TOBACCO has become a major driver of rural development and farm incomes across the “tobacco belt” stretching largely through the three Mashonaland provinces and northern Manicaland. The smallholder farmers, who dominate the sector, have shown that the land reform programme did more than correct injustices, it boosted productivity.
The more than 350 million kg sold by tobacco farmers this year dwarfs the 237 million kg, the 2000 total and the largest crop sold before land reform, with output now having risen almost 50 percent. Even more importantly the US$1,17 billion earned by farmers this year is spread across tens of thousands of families, rather than just 2 000 plantation owners.
Travelling through the “tobacco belt” and the now thriving small towns dotted across it, we see the results of ever more decent housing, more prosperous farms, thriving businesses in the hub towns and more traffic on the roads.
This is the sort of rural development that we need. Tens of thousands of farmers getting on with growing an ever-larger quality crop that converts the abstract figures of the “upper middle income society target” of economists into real hard-working families living on farms.
A lot of things were done right after land reform a quarter century ago. The Tobacco Industry Marketing Board, the independent, efficient and hard-nosed regulator set up by Government with membership from across the sectors, runs a tight industry, with everyone from the smallest farmer to the largest merchant listed and licensed. The board ensures fairness of contracts and dealings and prevents the evils of side marketing and contract cheating by any party.
We need to remember that this revolution also took place first during the worst of the years of hyperinflation and then during the very tight liquidity following dollarisation.
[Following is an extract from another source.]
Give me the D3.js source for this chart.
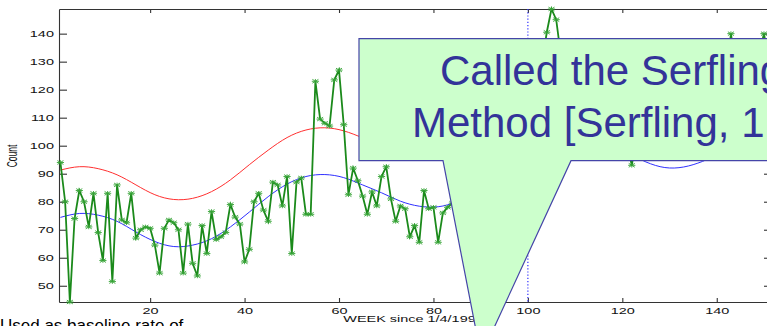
<!DOCTYPE html>
<html>
<head>
<meta charset="utf-8">
<script src="https://cdn.jsdelivr.net/npm/d3@7"></script>
<style>
  html, body { margin: 0; padding: 0; background: #fff; overflow: hidden; }
  svg { display: block; }
</style>
</head>
<body>
<svg id="chart" width="767" height="326"></svg>
<script>
// ── Data ──────────────────────────────────────────────────────────────

// weekly counts, week 1 .. 151
const counts = [
  94, 80, 44.2, 74, 84, 80, 71, 83, 69, 59,
  83, 51.5, 86, 73.5, 72.5, 83, 67, 70, 71, 70.5,
  64.5, 54.5, 70.5, 73.5, 72.5, 70, 54.5, 72, 58, 53.5,
  71.5, 61.5, 76.5, 66.5, 67.5, 69, 79, 74.5, 72, 58.5,
  63, 80, 83, 77, 73, 87, 86, 78.5, 89, 61.5,
  87, 88.5, 75.5, 75.5, 123, 109.5, 108, 107, 123.5, 127,
  107.5, 82.5, 92, 87.5, 82, 75.5, 83.5, 78.5, 89, 92.5,
  81, 73, 78.5, 77.5, 67.5, 71.5, 65.5, 84, 77.5, 78,
  65.5, 76, 78, 79.5, 84, 90, 86, 95, 92, 100,
  97, 106, 103, 112, 108, 118, 114, 124, 120, 127,
  122, 133, 129, 140.5, 148.8, 145, 132, 135, 124, 128,
  119, 124, 115, 120, 110, 116, 107, 112, 104, 109,
  101, 93, 103, 99, 106, 100, 104, 98, 105, 101,
  108, 103, 112, 106, 116, 110, 120, 114, 126, 118,
  130, 124, 140, 128, 134, 122, 131, 126, 133, 140,
  130
];

// fitted seasonal curves, read at these weeks
const fitWeeks = [1, 5, 9, 13, 17, 21, 25, 29, 33, 37, 41, 45, 49, 53, 57, 61, 65, 69, 73, 77,
  81, 85, 89, 93, 97, 101, 105, 109, 113, 117, 121, 125, 129, 133, 137, 141, 145, 149, 151];
const baseline = [74.4, 75.8, 75.2, 73.0, 69.2, 65.8, 64.0, 64.5, 66.8, 71.0, 76.3, 81.8, 86.3, 89.0, 89.7,
  88.6, 86.0, 83.2, 80.2, 78.4, 78.2, 80.2, 84.5, 89.5, 94.5, 99, 102, 103.5, 103, 101, 97.5, 94.2,
  92.2, 92.4, 94.4, 97.5, 101.5, 106, 108];
const threshold = [91.3, 92.5, 91.8, 89.6, 86.0, 82.5, 80.8, 81.2, 83.6, 87.8, 93.2, 98.4, 102.9, 105.6, 106.4,
  105.3, 102.8, 100.0, 97.5, 96.0, 95.8, 97.0, 101.3, 106.3, 111.3, 115.8, 118.8, 120.3, 119.8, 117.8,
  114.3, 111, 109, 109.2, 111.2, 114.3, 118.3, 122.8, 124.8];

const xTicks = [20, 40, 60, 80, 100, 120, 140];
const yTicks = [50, 60, 70, 80, 90, 100, 110, 120, 130, 140];
const markWeek = 100;

const xTitle = 'WEEK since 1/4/1998';
const yTitle = 'Count';
const calloutLines = ['Called the Serfling', 'Method [Serfling, 1'];
const footText = 'Used as baseline rate of';

// ── Layout ────────────────────────────────────────────────────────────

const PLOT = { left: 59, right: 772, top: 9, bottom: 302 };
const STRETCH = 1.7;   // the slide squeezed the figure horizontally
const FONT = '"Liberation Sans", Arial, Helvetica, sans-serif';

const svg = d3.select('#chart');

const x = d3.scaleLinear().domain([0.7, 151.7]).range([PLOT.left, PLOT.right]);
const y = d3.scaleLinear().domain([44.2, 148.8]).range([PLOT.bottom, PLOT.top]);

// ── Axes ──────────────────────────────────────────────────────────────

function styleAxis(g) {
  g.selectAll('path, line').attr('stroke', '#333').attr('stroke-width', 1.1);
  g.selectAll('text')
    .attr('font-family', FONT)
    .attr('font-size', '8.5px')
    .attr('fill', '#111');
}

const bottomAxis = svg.append('g')
  .attr('transform', `translate(0,${PLOT.bottom})`)
  .call(d3.axisBottom(x).tickValues(xTicks).tickSizeInner(-4).tickSizeOuter(0).tickPadding(5.5))
  .call(styleAxis);
bottomAxis.selectAll('text').attr('transform', `scale(${STRETCH},1)`);

svg.append('g')
  .attr('transform', `translate(0,${PLOT.top})`)
  .call(d3.axisTop(x).tickValues(xTicks).tickSizeInner(-4).tickSizeOuter(0).tickFormat(''))
  .call(styleAxis);

const leftAxis = svg.append('g')
  .attr('transform', `translate(${PLOT.left},0)`)
  .call(d3.axisLeft(y).tickValues(yTicks).tickSizeInner(-8).tickSizeOuter(0).tickPadding(3))
  .call(styleAxis);
leftAxis.selectAll('text').attr('transform', `scale(${STRETCH},1)`);

svg.append('g')
  .attr('transform', `translate(${PLOT.right},0)`)
  .call(d3.axisRight(y).tickValues(yTicks).tickSizeInner(-8).tickSizeOuter(0).tickFormat(''))
  .call(styleAxis);

// axis titles
svg.append('text')
  .attr('transform', `translate(${(PLOT.left + PLOT.right) / 2 - 2},322) scale(${STRETCH},1)`)
  .attr('text-anchor', 'middle')
  .attr('font-family', FONT)
  .attr('font-size', '8.5px')
  .attr('fill', '#111')
  .text(xTitle);

svg.append('text')
  .attr('transform', `translate(17,156) rotate(-90) scale(1,${STRETCH})`)
  .attr('text-anchor', 'middle')
  .attr('font-family', FONT)
  .attr('font-size', '8.5px')
  .attr('fill', '#111')
  .text(yTitle);

// ── Seasonal curves ───────────────────────────────────────────────────

const fitLine = d3.line()
  .x((d, i) => x(fitWeeks[i]))
  .y(d => y(d))
  .curve(d3.curveNatural);

svg.append('path')
  .attr('d', fitLine(threshold))
  .attr('fill', 'none')
  .attr('stroke', '#ff3030')
  .attr('stroke-width', 1);

svg.append('path')
  .attr('d', fitLine(baseline))
  .attr('fill', 'none')
  .attr('stroke', '#3030ff')
  .attr('stroke-width', 1);

// ── Weekly counts ─────────────────────────────────────────────────────

const countLine = d3.line()
  .x((d, i) => x(i + 1))
  .y(d => y(d));

svg.append('path')
  .attr('d', countLine(counts))
  .attr('fill', 'none')
  .attr('stroke', '#1b8a1b')
  .attr('stroke-width', 1.8);

const STAR = 'M-3.6,0H3.6M0,-2.3V2.3M-3,-1.9L3,1.9M-3,1.9L3,-1.9';
svg.append('g')
  .selectAll('path')
  .data(counts)
  .join('path')
  .attr('transform', (d, i) => `translate(${x(i + 1)},${y(d)})`)
  .attr('d', STAR)
  .attr('fill', 'none')
  .attr('stroke', '#34a334')
  .attr('stroke-width', 0.9);

// marker week
svg.append('line')
  .attr('x1', x(markWeek)).attr('x2', x(markWeek))
  .attr('y1', PLOT.top).attr('y2', PLOT.bottom)
  .attr('stroke', '#3030ff')
  .attr('stroke-width', 1.2)
  .attr('stroke-dasharray', '1.2,2');

// ── Callout ───────────────────────────────────────────────────────────

const box = { left: 359, top: 38.7, bottom: 160.7, right: 800 };
const pointer = { baseLeft: 443, baseRight: 571, tipX: 481, tipY: 356 };

svg.append('path')
  .attr('d', `M${box.left},${box.top}H${box.right}V${box.bottom}H${pointer.baseRight}` +
             `L${pointer.tipX},${pointer.tipY}L${pointer.baseLeft},${box.bottom}H${box.left}Z`)
  .attr('fill', '#ccffcc')
  .attr('stroke', '#4545a8')
  .attr('stroke-width', 1.2);

svg.append('text')
  .attr('x', 440).attr('y', 85)
  .attr('font-family', FONT)
  .attr('font-size', '42px')
  .attr('fill', '#333399')
  .text(calloutLines[0]);

svg.append('text')
  .attr('x', 412).attr('y', 137)
  .attr('font-family', FONT)
  .attr('font-size', '42px')
  .attr('fill', '#333399')
  .text(calloutLines[1]);

// slide text peeking in at the bottom edge
svg.append('text')
  .attr('x', 0).attr('y', 331)
  .attr('font-family', FONT)
  .attr('font-size', '17px')
  .attr('fill', '#000')
  .text(footText);
</script>
</body>
</html>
It was possible because Zimbabwe was able to show that its farmers could produce the right crop at a fair price and so outsiders were willing to back the merchants, who were contracting almost all the farmers knowing that they would get their money back along with the tobacco.
However, as skills continue to grow so that tobacco farmers of all business sizes become ever more risk-free if lent money or offered contracts, and as the TIMB maintains its exceptional but flexible regulatory regime so there is no cheating, it is now possible to move forward and rebuild the local capital resources that used to help finance the crop.
One major reason why merchant banking was once so important in the banking sector in this country was the need to finance the tobacco trade.
The farmers borrowed the money first to grow the crop but as it came up for sale the merchants took over the borrowing so they could pay the farmers, do the initial processing and then sell the crop in monthly batches to overseas customers.
We now need to restore, although almost certainly in a different form, this higher level of local financing so that a far larger percentage of the profit remains in Zimbabwe, and can be used to drive both the industry and the economy in general. It will not be an instant process obviously, but if every year more of the farmers are self-financed, or at least partly self-financed, we will be gaining.
We will always have contract farming, although more of the contracts need to be locally financed, but the auctions can move back into the limelight from the 5 percent of the crop they now handle to take on a far larger percentage.
An important part of the tobacco financing is to carefully examine the effects of the severe drought last year. Tobacco did decline, but not nearly as severely as most other crops and most tobacco farmers remained viable and produced a saleable crop that kept them on the land if not with as much cash as usual.
This means, with everything else the industry has including its regulator, that tobacco farmers are fairly low risk so lending them money for specific purposes is not going to give lenders heart palpitations. Rather, carefully inserting a range of finance models into what is already there but retaining the strict management of the sector seems a good way of progressing.
President Mnangagwa obviously saw this point when he stressed that tobacco farmers will be benefiting under a US$2 billion loan facility over five years in the productivity booster kit programme. There will be other farmers with other crops and livestock who have built up the sort of reputation that tobacco farmers have and who must benefit, but the tobacco industry almost uniquely has an almost 100 percent compliant membership.
The President noted that the banks, that will be the agents for the Government programme for tobacco farmers, are also willing to use their own money as well, and again we note that local banks have a reputation for being risk adverse and keeping bad loans to very low levels as they continue building up the national pool of capital.
Generally the larger farmers, mainly those on the A2 schemes, have most of the irrigation potential and the booster kits are partly designed to make sure that the smallholders on A1 and communal lands have the same opportunities to get their seedling established and planted early and cope with anything resembling a drought patch.
As we build up the range of varieties we will need to supplement our core of flue-cured Virginia tobacco when we start committing an ever higher percentage of the crop to local value addition and production, the irrigation and the rising range of farmer skills become ever more important.
Tobacco has very largely concentrated its benefits into the farmers who grow the crop and the merchants who sell it. The value addition of the giant cigarette factories, and this will probably mean also the factories that produce the paper and filters and boxes, will extend that benefit to many more thousands of workers and ensure that tobacco at least retains its share of our rapidly rising exports, even as we mine more metal and manufacture more goods.